Artist: Irina Nakhova
Curator: Margarita Tupitsyn
Commissioner: Stella Kesaeva
Venue: Pavilion at Giardini
Since the mid-1970s, painter and installation artist Irina Nakhova has contributed to the development of Moscow (or Russian) Conceptualism, a movement that attempted to undercut socialist ideology and imagery. Her site-specific work began in the 1980s, when she created a series of “Rooms,” interactive environments developed within only one room of her apartment.

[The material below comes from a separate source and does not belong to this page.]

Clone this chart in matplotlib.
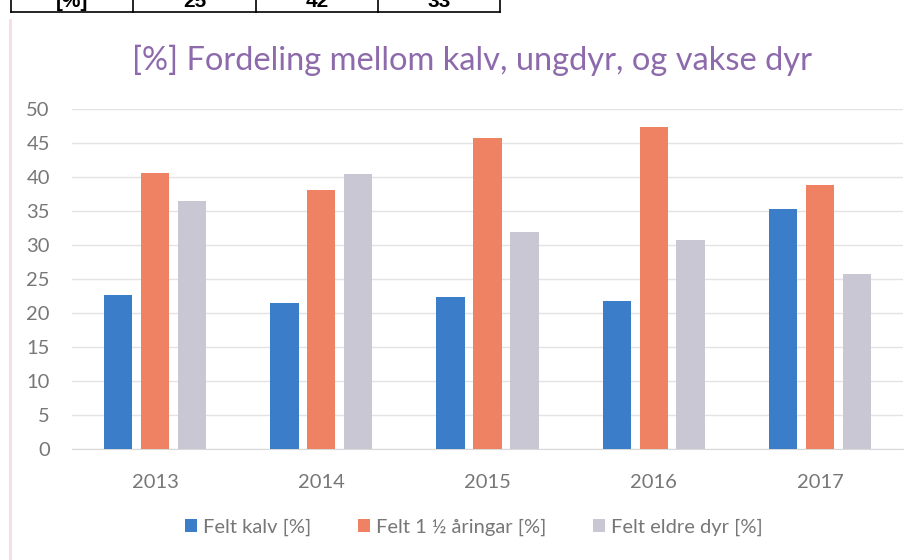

These “Rooms” preempted artist Ilya Kabakov’s critical 1984 installation The Man Who Flew into Space from His Apartment, the construction of a chamber for a fictional dreamer amongst Soviet propaganda.
For Russia’s pavilion at the 56th Venice Biennale, Nakhova will realize “total environments,” conceived together with curator and expert on the Russian avant-garde Margarita Tupitsyn. These environments are in dialogue with the architecture of the century-old pavilion—built by Aleksei Shchusev in 1914; Nakhova describes the environments as “a total installation in ‘collaboration’ with Shchusev.” The exterior of the pavilion, painted in green, refers back to Kabakov’s Red Pavilion (1993), whose vibrant facade and empty interior during the 45th Venice Biennale emphasized the significance of color for Russian postmodernism as well as the concept of emptiness, “like something that hangs in the air,” that was central to the Moscow Conceptualists.
Like Kabakov’s will for the Biennale to show Russian contemporary art moving from localism to the international art scene, Nakhova’s “The Green Pavilion” again looks outward to the global place of Russian artists in the post-Soviet era. Nakhova will be the first woman to represent Russia at the Biennale, and has commented that the Biennale presents for her “the possibility of a different scale.”